[BEGIN Material provided]

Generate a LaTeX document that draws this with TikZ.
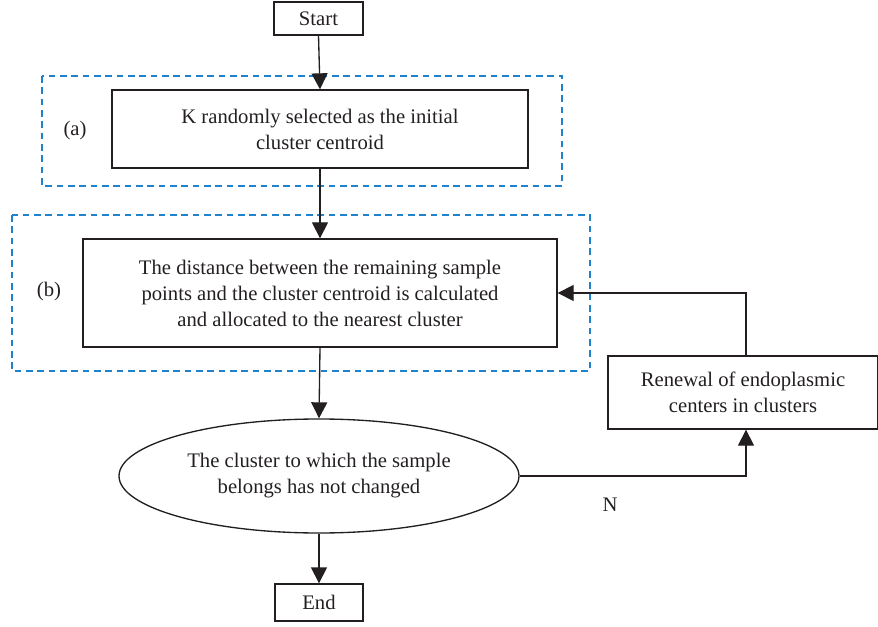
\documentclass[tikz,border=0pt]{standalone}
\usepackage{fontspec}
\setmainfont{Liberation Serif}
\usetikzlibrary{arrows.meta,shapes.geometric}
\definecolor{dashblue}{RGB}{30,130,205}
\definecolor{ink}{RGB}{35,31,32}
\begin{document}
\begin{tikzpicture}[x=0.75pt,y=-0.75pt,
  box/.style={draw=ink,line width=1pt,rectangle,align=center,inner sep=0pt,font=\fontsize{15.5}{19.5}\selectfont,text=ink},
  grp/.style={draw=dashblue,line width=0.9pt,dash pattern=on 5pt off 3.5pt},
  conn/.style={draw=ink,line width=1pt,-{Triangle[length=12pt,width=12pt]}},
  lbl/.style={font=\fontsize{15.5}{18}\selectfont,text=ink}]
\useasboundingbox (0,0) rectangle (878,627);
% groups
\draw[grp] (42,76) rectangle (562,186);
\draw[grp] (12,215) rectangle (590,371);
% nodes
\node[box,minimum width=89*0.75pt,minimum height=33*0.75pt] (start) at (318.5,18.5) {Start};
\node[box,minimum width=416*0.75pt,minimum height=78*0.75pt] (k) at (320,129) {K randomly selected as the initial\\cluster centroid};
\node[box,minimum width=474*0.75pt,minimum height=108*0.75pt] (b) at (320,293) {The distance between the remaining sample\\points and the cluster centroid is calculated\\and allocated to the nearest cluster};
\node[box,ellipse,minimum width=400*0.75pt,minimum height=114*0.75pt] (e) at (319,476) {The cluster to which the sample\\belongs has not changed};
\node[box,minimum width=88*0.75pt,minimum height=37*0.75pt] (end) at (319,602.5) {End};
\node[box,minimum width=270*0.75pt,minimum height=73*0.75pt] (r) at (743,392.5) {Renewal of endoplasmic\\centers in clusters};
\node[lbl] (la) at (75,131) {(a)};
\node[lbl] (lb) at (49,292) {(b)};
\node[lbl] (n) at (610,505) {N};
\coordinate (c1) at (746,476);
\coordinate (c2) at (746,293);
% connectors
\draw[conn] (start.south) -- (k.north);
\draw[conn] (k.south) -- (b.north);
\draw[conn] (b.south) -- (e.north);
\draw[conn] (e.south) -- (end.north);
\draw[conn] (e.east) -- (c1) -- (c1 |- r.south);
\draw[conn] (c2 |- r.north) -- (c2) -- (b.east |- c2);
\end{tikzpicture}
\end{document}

[END Material provided]
[BEGIN Material provided]

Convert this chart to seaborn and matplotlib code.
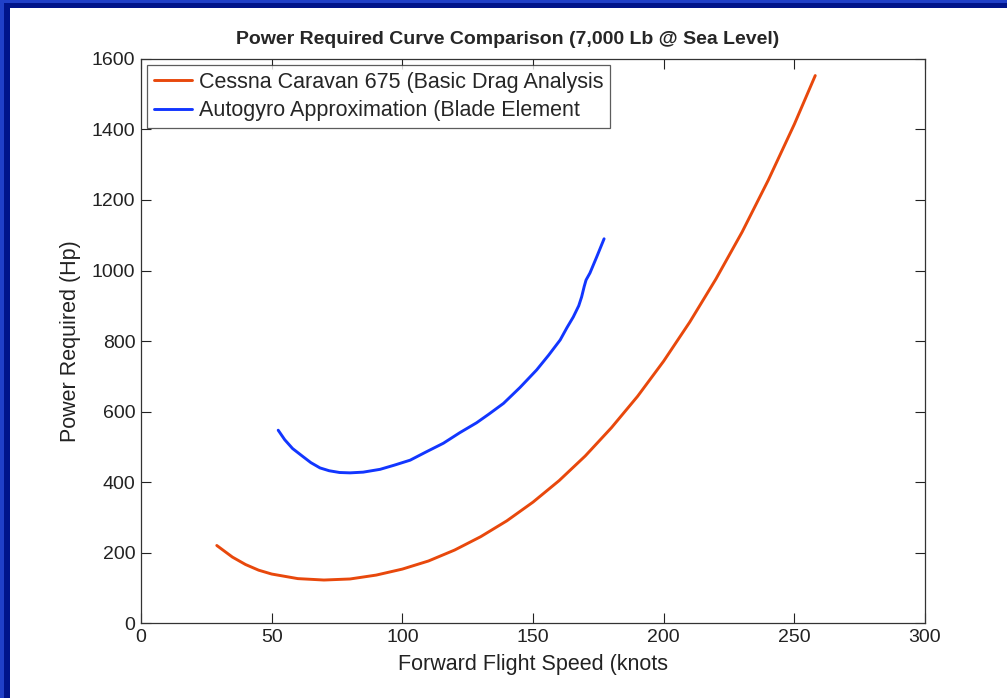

[END Material provided]
[BEGIN Material provided]

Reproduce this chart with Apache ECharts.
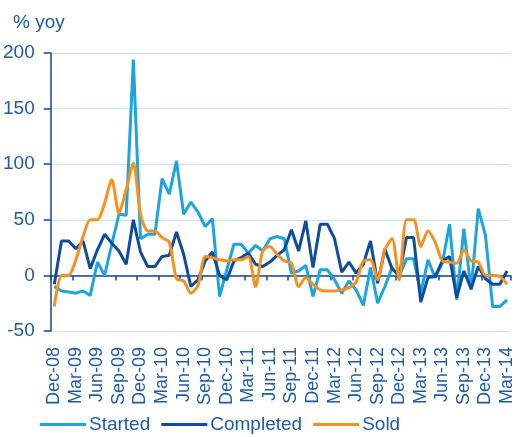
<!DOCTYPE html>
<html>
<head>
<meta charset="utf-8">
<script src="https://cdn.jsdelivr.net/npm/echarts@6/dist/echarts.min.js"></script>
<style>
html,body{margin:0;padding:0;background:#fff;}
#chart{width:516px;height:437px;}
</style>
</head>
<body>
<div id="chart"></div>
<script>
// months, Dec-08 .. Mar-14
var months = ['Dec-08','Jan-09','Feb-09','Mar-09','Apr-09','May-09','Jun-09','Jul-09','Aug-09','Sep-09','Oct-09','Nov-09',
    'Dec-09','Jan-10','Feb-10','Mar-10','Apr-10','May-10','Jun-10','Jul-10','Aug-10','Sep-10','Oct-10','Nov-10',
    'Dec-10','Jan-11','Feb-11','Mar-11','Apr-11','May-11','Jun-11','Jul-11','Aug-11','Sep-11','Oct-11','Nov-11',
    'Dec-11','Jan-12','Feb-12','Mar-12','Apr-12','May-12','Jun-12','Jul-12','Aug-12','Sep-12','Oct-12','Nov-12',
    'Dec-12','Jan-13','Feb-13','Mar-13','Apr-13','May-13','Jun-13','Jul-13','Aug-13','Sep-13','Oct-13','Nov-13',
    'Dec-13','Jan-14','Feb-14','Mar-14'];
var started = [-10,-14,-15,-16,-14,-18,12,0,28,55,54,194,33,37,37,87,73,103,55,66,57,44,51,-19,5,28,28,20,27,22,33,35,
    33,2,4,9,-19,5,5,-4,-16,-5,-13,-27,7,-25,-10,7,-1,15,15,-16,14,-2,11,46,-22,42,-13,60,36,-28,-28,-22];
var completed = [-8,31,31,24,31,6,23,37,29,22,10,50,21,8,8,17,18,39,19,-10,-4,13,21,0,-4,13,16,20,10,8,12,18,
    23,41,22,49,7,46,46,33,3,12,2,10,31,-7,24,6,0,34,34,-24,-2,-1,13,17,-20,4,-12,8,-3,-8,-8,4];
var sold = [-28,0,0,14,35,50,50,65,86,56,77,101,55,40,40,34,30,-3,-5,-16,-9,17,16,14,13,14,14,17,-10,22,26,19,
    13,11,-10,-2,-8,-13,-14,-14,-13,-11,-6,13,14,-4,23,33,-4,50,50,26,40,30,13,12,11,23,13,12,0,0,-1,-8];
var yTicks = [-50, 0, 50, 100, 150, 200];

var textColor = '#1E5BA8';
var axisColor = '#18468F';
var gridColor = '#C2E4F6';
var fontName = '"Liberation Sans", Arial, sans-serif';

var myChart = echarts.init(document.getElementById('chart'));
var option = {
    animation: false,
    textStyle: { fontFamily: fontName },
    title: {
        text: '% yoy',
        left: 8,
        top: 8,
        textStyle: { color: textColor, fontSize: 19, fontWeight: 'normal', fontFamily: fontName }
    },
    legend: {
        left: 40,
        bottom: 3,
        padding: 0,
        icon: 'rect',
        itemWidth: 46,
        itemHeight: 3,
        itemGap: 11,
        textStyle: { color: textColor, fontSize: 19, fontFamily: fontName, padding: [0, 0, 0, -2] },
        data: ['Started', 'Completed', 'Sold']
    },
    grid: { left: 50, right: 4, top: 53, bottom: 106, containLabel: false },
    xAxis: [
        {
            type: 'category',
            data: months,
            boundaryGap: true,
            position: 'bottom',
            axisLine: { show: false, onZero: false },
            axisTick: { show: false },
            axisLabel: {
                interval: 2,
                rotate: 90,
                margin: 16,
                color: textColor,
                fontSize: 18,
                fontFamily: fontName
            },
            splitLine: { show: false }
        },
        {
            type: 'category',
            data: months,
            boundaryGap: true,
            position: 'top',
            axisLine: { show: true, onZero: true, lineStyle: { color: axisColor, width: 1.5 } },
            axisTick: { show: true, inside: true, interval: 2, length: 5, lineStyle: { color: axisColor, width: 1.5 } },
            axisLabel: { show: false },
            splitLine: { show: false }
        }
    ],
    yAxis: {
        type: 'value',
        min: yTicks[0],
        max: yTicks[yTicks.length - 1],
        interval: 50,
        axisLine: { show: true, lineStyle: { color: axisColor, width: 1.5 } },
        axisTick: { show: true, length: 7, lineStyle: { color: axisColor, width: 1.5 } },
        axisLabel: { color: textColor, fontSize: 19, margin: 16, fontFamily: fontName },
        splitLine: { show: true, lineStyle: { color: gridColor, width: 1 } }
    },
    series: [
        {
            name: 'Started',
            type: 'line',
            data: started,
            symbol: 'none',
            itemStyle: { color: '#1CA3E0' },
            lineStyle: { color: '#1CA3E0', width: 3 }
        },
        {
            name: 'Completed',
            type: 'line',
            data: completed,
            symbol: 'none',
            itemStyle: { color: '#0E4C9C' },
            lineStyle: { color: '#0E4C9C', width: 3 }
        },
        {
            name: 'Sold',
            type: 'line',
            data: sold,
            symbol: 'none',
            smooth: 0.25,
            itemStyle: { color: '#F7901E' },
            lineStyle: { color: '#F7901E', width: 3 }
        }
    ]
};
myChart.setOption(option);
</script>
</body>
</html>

[END Material provided]

#### Written request:
Copy out each line of the data containing the string "this".

#### The answer:
Generate a LaTeX document that draws this with TikZ.
Convert this chart to seaborn and matplotlib code.
Reproduce this chart with Apache ECharts.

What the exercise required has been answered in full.